I want to double check with you to see if the modification I made in
LAMMPS are truly valid, just in case I miss something. For example, would
the newly computed center of mass affect any important fix functions (fix
nvt, npt and etc) in LAMMPS? If this works, it will also provide a bit
more information to people who want to do the similar thing in LAMMPS. I
would really appreciate it if you can give me some comments.

​your modification to the source code is not recommended. it ​will break
quite a few features in LAMMPS that depend on xcm() using unwrapped
coordinates. it doesn't make sense either, since using unwrapped
coordinates is the only meaningful way to compute the center of mass. with
wrapped coordinates you will get unphysical jumps when atoms pass through
periodic boundaries. that is clearly not what you want.

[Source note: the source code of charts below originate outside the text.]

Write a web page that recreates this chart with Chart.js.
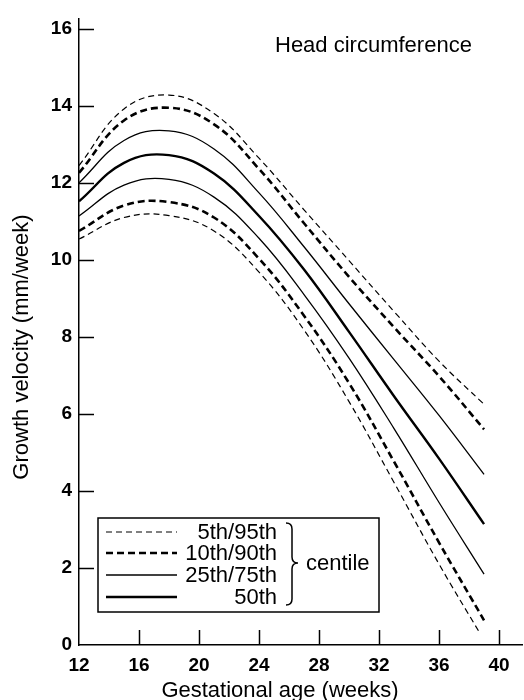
<!DOCTYPE html>
<html>
<head>
<meta charset="utf-8">
<title>Head circumference growth velocity</title>
<script src="https://cdn.jsdelivr.net/npm/chart.js@4.4.1/dist/chart.umd.min.js"></script>
<style>
  html, body { margin: 0; padding: 0; background: #fff; }
  #wrap { width: 524px; height: 700px; }
</style>
</head>
<body>
<div id="wrap"><canvas id="growthChart" width="524" height="700"></canvas></div>
<script>
// gestational age (weeks) where each centile curve is sampled
var weeks = [12, 15, 18, 21, 24, 27, 30, 33, 36, 39];
// the 5th centile stops a little earlier
var weeks5th = [12, 15, 18, 21, 24, 27, 30, 33, 36, 38.7];

// growth velocity (mm/week) for each centile
var p95 = [12.45, 13.92, 14.28, 13.8, 12.64, 11.3, 9.98, 8.66, 7.37, 6.25];
var p90 = [12.26, 13.62, 13.95, 13.52, 12.36, 10.95, 9.56, 8.25, 6.98, 5.6];
var p75 = [12.0, 13.1, 13.35, 12.88, 11.74, 10.34, 8.86, 7.41, 5.96, 4.43];
var p50 = [11.52, 12.52, 12.72, 12.24, 11.14, 9.75, 8.13, 6.46, 4.84, 3.14];
var p25 = [11.14, 11.94, 12.09, 11.63, 10.56, 9.1, 7.45, 5.62, 3.7, 1.84];
var p10 = [10.75, 11.41, 11.5, 11.1, 10.03, 8.55, 6.8, 4.76, 2.66, 0.64];
var p5 = [10.54, 11.1, 11.15, 10.75, 9.68, 8.18, 6.32, 4.22, 2.1, 0.32];

// axis tick labels
var xTicks = [12, 16, 20, 24, 28, 32, 36, 40];
var yTicks = [0, 2, 4, 6, 8, 10, 12, 14, 16];

// legend rows: label, line width, dash pattern
var legendLabels = ['5th/95th', '10th/90th', '25th/75th', '50th'];
var legendWidths = [1.2, 2.6, 1.3, 2.4];
var legendDashes = [[6, 4], [7, 4], [], []];

var FONT = "'Liberation Sans', Arial, Helvetica, sans-serif";

function points(xs, ys) {
  return xs.map(function (w, i) { return { x: w, y: ys[i] }; });
}

// style index into the legend arrays for each curve
function curve(xs, ys, styleIdx) {
  return {
    data: points(xs, ys),
    borderColor: '#000',
    borderWidth: legendWidths[styleIdx],
    borderDash: legendDashes[styleIdx],
    pointRadius: 0,
    fill: false,
    tension: 0.4
  };
}

// inward tick marks, axis titles, the panel title and the centile key
var decorations = {
  id: 'decorations',
  afterDraw: function (chart) {
    var ctx = chart.ctx;
    var x = chart.scales.x;
    var y = chart.scales.y;
    var area = chart.chartArea;

    ctx.save();
    ctx.strokeStyle = '#000';
    ctx.fillStyle = '#000';
    ctx.lineWidth = 1.5;

    yTicks.forEach(function (v) {
      if (v === 0) return;
      var py = Math.round(y.getPixelForValue(v)) + 0.5;
      ctx.beginPath();
      ctx.moveTo(area.left, py);
      ctx.lineTo(area.left + 15, py);
      ctx.stroke();
    });
    xTicks.forEach(function (v) {
      if (v === 12) return;
      var px = Math.round(x.getPixelForValue(v)) + 0.5;
      ctx.beginPath();
      ctx.moveTo(px, area.bottom);
      ctx.lineTo(px, area.bottom - 15);
      ctx.stroke();
    });

    // titles
    ctx.font = '22px ' + FONT;
    ctx.textBaseline = 'alphabetic';
    ctx.textAlign = 'left';
    ctx.fillText('Head circumference', 275, 52);

    ctx.textAlign = 'center';
    ctx.fillText('Gestational age (weeks)', 280, 697);

    ctx.save();
    ctx.translate(28, 347);
    ctx.rotate(-Math.PI / 2);
    ctx.fillText('Growth velocity (mm/week)', 0, 0);
    ctx.restore();

    // key box
    ctx.fillStyle = '#fff';
    ctx.fillRect(98, 518, 281, 94);
    ctx.fillStyle = '#000';
    ctx.lineWidth = 1.5;
    ctx.strokeRect(98, 518, 281, 94);

    var rowY = [532, 553, 575, 597];
    ctx.textAlign = 'right';
    ctx.textBaseline = 'middle';
    ctx.font = '22px ' + FONT;
    legendLabels.forEach(function (label, i) {
      ctx.lineWidth = legendWidths[i];
      ctx.setLineDash(legendDashes[i]);
      ctx.beginPath();
      ctx.moveTo(106, rowY[i]);
      ctx.lineTo(177, rowY[i]);
      ctx.stroke();
      ctx.setLineDash([]);
      ctx.fillText(label, 277, rowY[i] + 1);
    });

    // brace grouping the rows
    ctx.lineWidth = 1.5;
    ctx.beginPath();
    ctx.moveTo(286, 523);
    ctx.quadraticCurveTo(292, 523, 292, 529);
    ctx.lineTo(292, 557);
    ctx.quadraticCurveTo(292, 563, 298, 563);
    ctx.quadraticCurveTo(292, 563, 292, 569);
    ctx.lineTo(292, 599);
    ctx.quadraticCurveTo(292, 605, 286, 605);
    ctx.stroke();

    ctx.textAlign = 'left';
    ctx.fillText('centile', 306, 564);

    ctx.restore();
  }
};

var tickFont = { family: FONT, size: 19, weight: 'bold' };

new Chart(document.getElementById('growthChart'), {
  type: 'line',
  data: {
    datasets: [
      curve(weeks, p95, 0),
      curve(weeks, p90, 1),
      curve(weeks, p75, 2),
      curve(weeks, p50, 3),
      curve(weeks, p25, 2),
      curve(weeks, p10, 1),
      curve(weeks5th, p5, 0)
    ]
  },
  options: {
    responsive: false,
    animation: false,
    devicePixelRatio: 1,
    layout: { padding: { top: 12, right: 2, left: 0, bottom: 0 } },
    plugins: {
      legend: { display: false },
      tooltip: { enabled: false }
    },
    scales: {
      x: {
        type: 'linear',
        min: 12,
        max: 41.53,
        afterBuildTicks: function (scale) {
          scale.ticks = xTicks.map(function (v) { return { value: v }; });
        },
        afterFit: function (scale) { scale.height = 55; },
        grid: { drawOnChartArea: false, drawTicks: false },
        border: { color: '#000', width: 1.5 },
        ticks: { color: '#000', font: tickFont, padding: 9, maxRotation: 0, autoSkip: false }
      },
      y: {
        type: 'linear',
        min: 0,
        max: 16.27,
        afterBuildTicks: function (scale) {
          scale.ticks = yTicks.map(function (v) { return { value: v }; });
        },
        afterFit: function (scale) { scale.width = 79; },
        grid: { drawOnChartArea: false, drawTicks: false },
        border: { color: '#000', width: 1.5 },
        ticks: { color: '#000', font: tickFont, padding: 7, autoSkip: false }
      }
    }
  },
  plugins: [decorations]
});
</script>
</body>
</html>
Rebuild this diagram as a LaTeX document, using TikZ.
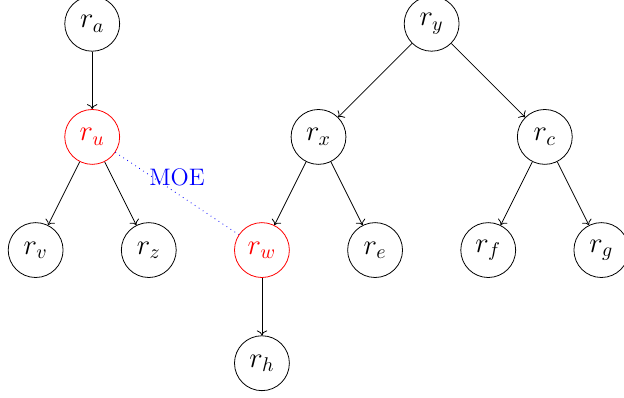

if you are using fix recenter you should use the "shift all" option to
maintain your droplet at its initial C.O.M position, but recenter *all*
atoms.
be careful with this setup and monitor your system, as fix recenter will
suppress any total system momentum and its resulting drift, which can lead
to incorrectly computed temperatures, and in the worst case to a "flying
icecube syndrome". a droplet in vapor system is more susceptible to this
than, say, a solid in liquid system.

an alternative would be to use fix spring with the tether option to attach
your droplet with a suitably chose force constant to a fixed location in
space. this has the disadvantage of adding a (small) arbitrary force, but
it does not hide the flying icecube problem (in fact, it makes it less
likely to happen).

​axel.​

Dear Axel,

Thank you for your advise. They are very useful!